What is Wrong with this Picture? Investigating Visual Studies
Conveners: Arindam Dutta and Prashant Parikh
Speakers: Arindam Dutta, Chris Csikszentmihalyi, D. Venkat Rao, Harsha Dehejia, Parul Dave Mukherji, R. Srivatsan, Ranjit Hoskote, Sanjit Sethi, Susan Buck-Morss, and Tapati Guha-Thakurta
Chairs: Gita Chadha, Kamala Ganesh, and Shubhada Joshi
January 26 to 28, 2004 | 10.00 am to 6.00 pm
Little Theatre, National Centre for the Performing Arts, Mumbai
Concept Note: Arindam Dutta and Prashant Parikh
“What is wrong with this picture?” – the phrase belongs to a genre of children’s puzzle, where the reader is asked to distinguish the differences between two seemingly similar caricatures or portraits. The question also accompanies a particularly paranoiac tableau in the Hollywood espionage film, where neophyte CIA agents are asked to sift out the anomalous (therefore threatening) elements in an otherwise normal environment.
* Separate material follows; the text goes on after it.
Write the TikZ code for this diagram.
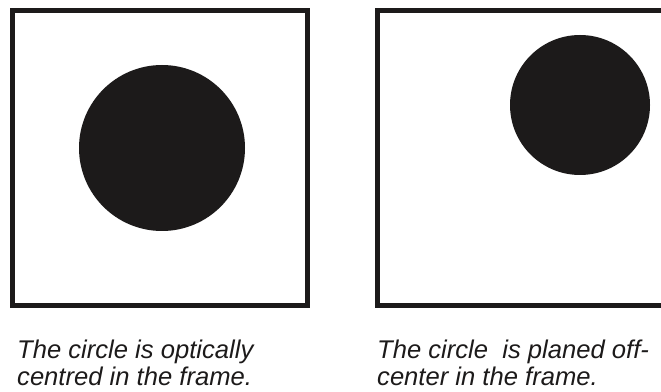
\documentclass[tikz,border=0pt]{standalone}
\usepackage{fontspec}
\setmainfont{Liberation Sans}
\begin{document}
\begin{tikzpicture}[x=1pt,y=1pt,
  frame/.style={draw=ink,line width=4.6pt},
  disc/.style={fill=ink,draw=none},
  caption/.style={anchor=base west,align=left,inner sep=0pt,text=ink,
    font=\fontsize{25.6}{27}\selectfont\itshape}]
\definecolor{ink}{HTML}{1C1A1A}
\useasboundingbox (0,0) rectangle (661,391);
\clip (0,0) rectangle (661,391);
\draw[frame] (12.5,380.5) rectangle (307.5,85.5);
\draw[frame] (377.5,380.5) rectangle (670,85.5);
\fill[disc] (162,243) circle (83);
\fill[disc] (580,286) circle (70);
\node[caption] (capL) at (17,5.5) {The circle is optically\\centred in the frame.};
\node[caption] (capR) at (377,5.5) {The circle\ \ is planed off-\\center in the frame.};
\end{tikzpicture}
\end{document}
The question – and its implied structure of the normative and the anomalous – replicates itself in a slew of other contexts: MRI scans, X-rays, surveillance cameras, genomes, and advertising. In each, different modes of information are translated into the visual as the primary mode of discernment.
Critical enquiry has only recently begun to concentrate its attention on the centrality of the “visual” in a host of fields other than art. The burgeoning of para-disciplinary programs such as Visual Studies, Visual Culture, Media Studies on the one hand, and the slow but steady invasion of the older disciplines by a new emphasis on the visual, have provoked a greater interest in the centrality of vision in framing different forms of theory and practice. Even scientific research has begun to acknowledge the fundamentally “artistic” and representational framework of representation through which it carries out research.
This conference examines this new indeterminate territory of Visual Studies. Twelve scholars and artists with disparate international backgrounds in film studies, political science, art history, media studies, language and literature, architecture, history will present work both on current practices of and on the visual as a critical element of cultural politics. Papers and projects will look at how different constructs or “codings” of the visual inhere in different dispensations of power, both local and global.
The conference also seeks to initiate discussion on the disciplinary potentials and parameters of these new and older disciplines, and the prospects of practice and research in the future.